Carlo Terminiello, Technical Lead for EMEA Mobility Sales at Cisco Systems, says: "There are more channels available at 5GHz and you're less likely to meet other networks, which means better throughput because there will be less interference."
But it will be a benefit that could eventually evaporate.
"Vendors have picked up on the fact that 2.4GHz in many environments is really over-subscribed, and it's quite difficult to deliver a consistent scalable service using 2.4GHz. They started a couple of years ago to support more 5GHz endpoints, and as that change happens the excess capacity will be consumed."
He adds: "But it will happen slowly. We still come across customers with 2.4GHz only networks deployed today, and we have to explain the advantage of 5GHz, so they really need to start designing their networks to support the new frequency."
Terminiello acknowledges that this will involve a significant investment, and that as with any relatively new technology it is more expensive before being widely adopted. But he also makes the point that demands on wireless networks are going to increase, and if companies want to make full use of the rich media available they will have to upgrade.
It will be possible to combine the operation of the new and old standards so you can move gradually to 11ac. He says that Cisco is among the suppliers that provide dual band access points that work on 11ac and the earlier n, g and b versions, which makes it possible to support legacy and new devices simultaneously.

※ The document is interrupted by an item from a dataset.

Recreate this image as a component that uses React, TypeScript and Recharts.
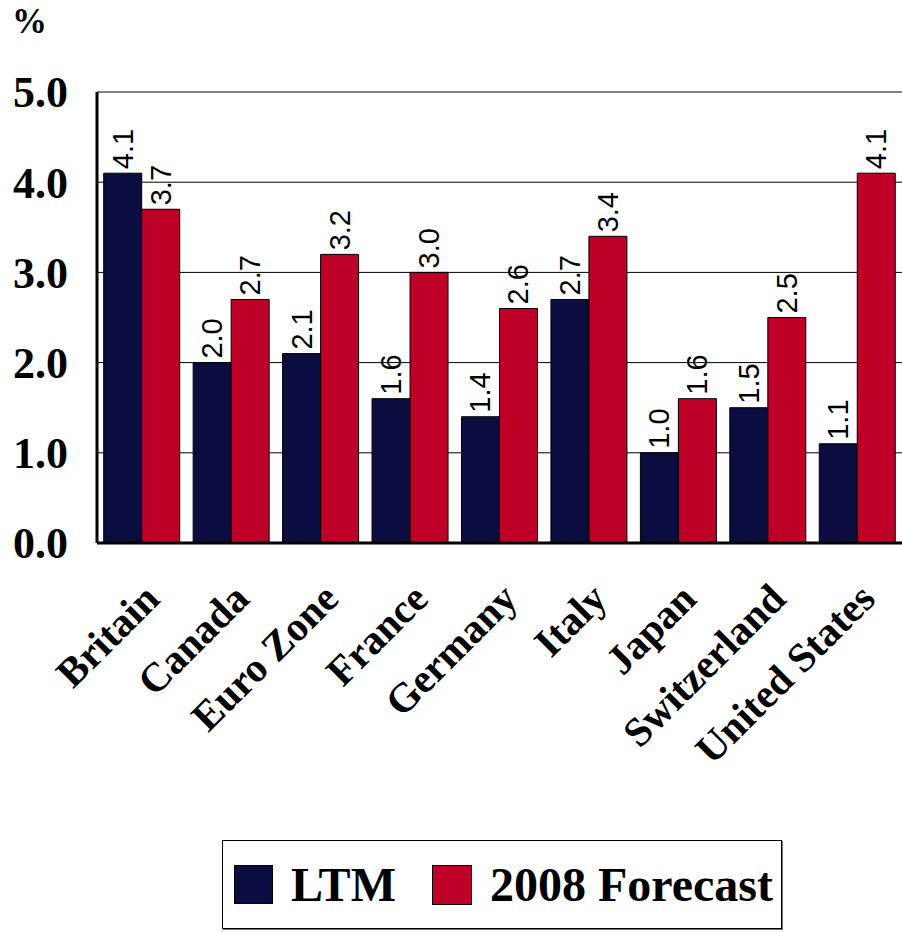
import { Bar, BarChart, CartesianGrid, LabelList, XAxis, YAxis } from 'recharts'

const countries = [
  'Britain',
  'Canada',
  'Euro Zone',
  'France',
  'Germany',
  'Italy',
  'Japan',
  'Switzerland',
  'United States',
]
const ltm = [4.1, 2.0, 2.1, 1.6, 1.4, 2.7, 1.0, 1.5, 1.1]
const forecast = [3.7, 2.7, 3.2, 3.0, 2.6, 3.4, 1.6, 2.5, 4.1]
const yTicks = [0, 1, 2, 3, 4, 5]

const NAVY = '#0b0d40'
const RED = '#be0027'
const SERIF = '"Liberation Serif", "Times New Roman", serif'

const chartData = countries.map((name, i) => ({
  name,
  ltm: ltm[i],
  forecast: forecast[i],
}))

const CountryTick = (props: any) => {
  const { x, y, payload } = props
  const tx = x + 20
  const ty = y + 50
  return (
    <text
      x={tx}
      y={ty}
      transform={`rotate(-45, ${tx}, ${ty})`}
      textAnchor="end"
      fontFamily={SERIF}
      fontWeight="bold"
      fontSize={41}
      fill="#000"
    >
      {payload.value}
    </text>
  )
}

const ValueTick = (props: any) => {
  const { x, y, payload } = props
  return (
    <text
      x={x}
      y={y}
      dy="0.35em"
      textAnchor="end"
      fontFamily={SERIF}
      fontWeight="bold"
      fontSize={44}
      fill="#000"
    >
      {Number(payload.value).toFixed(1)}
    </text>
  )
}

const BarValue = (props: any) => {
  const { x, y, width, value } = props
  const cx = x + width / 2
  const cy = y - 4
  return (
    <text
      x={cx}
      y={cy}
      transform={`rotate(-90, ${cx}, ${cy})`}
      textAnchor="start"
      dominantBaseline="central"
      fontFamily='"Liberation Sans", Arial, sans-serif'
      fontSize={29}
      fill="#000"
    >
      {Number(value).toFixed(1)}
    </text>
  )
}

export default function App() {
  return (
    <div style={{ position: 'absolute', left: 0, top: 0, width: 902, height: 932, background: '#fff' }}>
      <div
        style={{
          position: 'absolute',
          left: 12,
          top: 2,
          fontFamily: SERIF,
          fontWeight: 'bold',
          fontSize: 35,
        }}
      >
        %
      </div>
      <BarChart
        width={902}
        height={800}
        data={chartData}
        margin={{ top: 92, right: 0, bottom: 0, left: 0 }}
        barGap={0}
        barCategoryGap="7.5%"
      >
        <CartesianGrid vertical={false} stroke="#000" strokeWidth={1} />
        <XAxis
          dataKey="name"
          interval={0}
          height={257}
          axisLine={{ stroke: '#000', strokeWidth: 3 }}
          tickLine={false}
          tick={<CountryTick />}
        />
        <YAxis
          width={97}
          domain={[0, 5]}
          ticks={yTicks}
          axisLine={{ stroke: '#000', strokeWidth: 3 }}
          tickLine={false}
          tickSize={0}
          tickMargin={29}
          tick={<ValueTick />}
        />
        <Bar dataKey="ltm" fill={NAVY} stroke="#000" strokeWidth={1} isAnimationActive={false}>
          <LabelList dataKey="ltm" content={<BarValue />} />
        </Bar>
        <Bar dataKey="forecast" fill={RED} stroke="#000" strokeWidth={1} isAnimationActive={false}>
          <LabelList dataKey="forecast" content={<BarValue />} />
        </Bar>
      </BarChart>
      <div
        style={{
          position: 'absolute',
          left: 222,
          top: 840,
          width: 560,
          height: 89,
          border: '1px solid #000',
          boxShadow: '1px 1px 0 #777',
          boxSizing: 'border-box',
          display: 'flex',
          alignItems: 'center',
          fontFamily: SERIF,
          fontWeight: 'bold',
          fontSize: 48,
        }}
      >
        <span style={{ width: 39, height: 39, background: NAVY, border: '1px solid #000', marginLeft: 11, boxSizing: 'border-box' }} />
        <span style={{ marginLeft: 18 }}>LTM</span>
        <span style={{ width: 40, height: 40, background: RED, border: '1px solid #000', marginLeft: 36, boxSizing: 'border-box' }} />
        <span style={{ marginLeft: 18 }}>2008 Forecast</span>
      </div>
    </div>
  )
}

There is also a need for some thoughtful planning. Kilpatrick says the new access points will have to be placed carefully. 5GHz is a shorter range than 2.4GHz by a factor of about two and half, so it will initially be easier to avoid interference, but it will also be necessary to ensure it can reach all the parts of a building where people will need to access networks. The access points will also have to be cabled, and if a lot of new cabling is required it will prove expensive.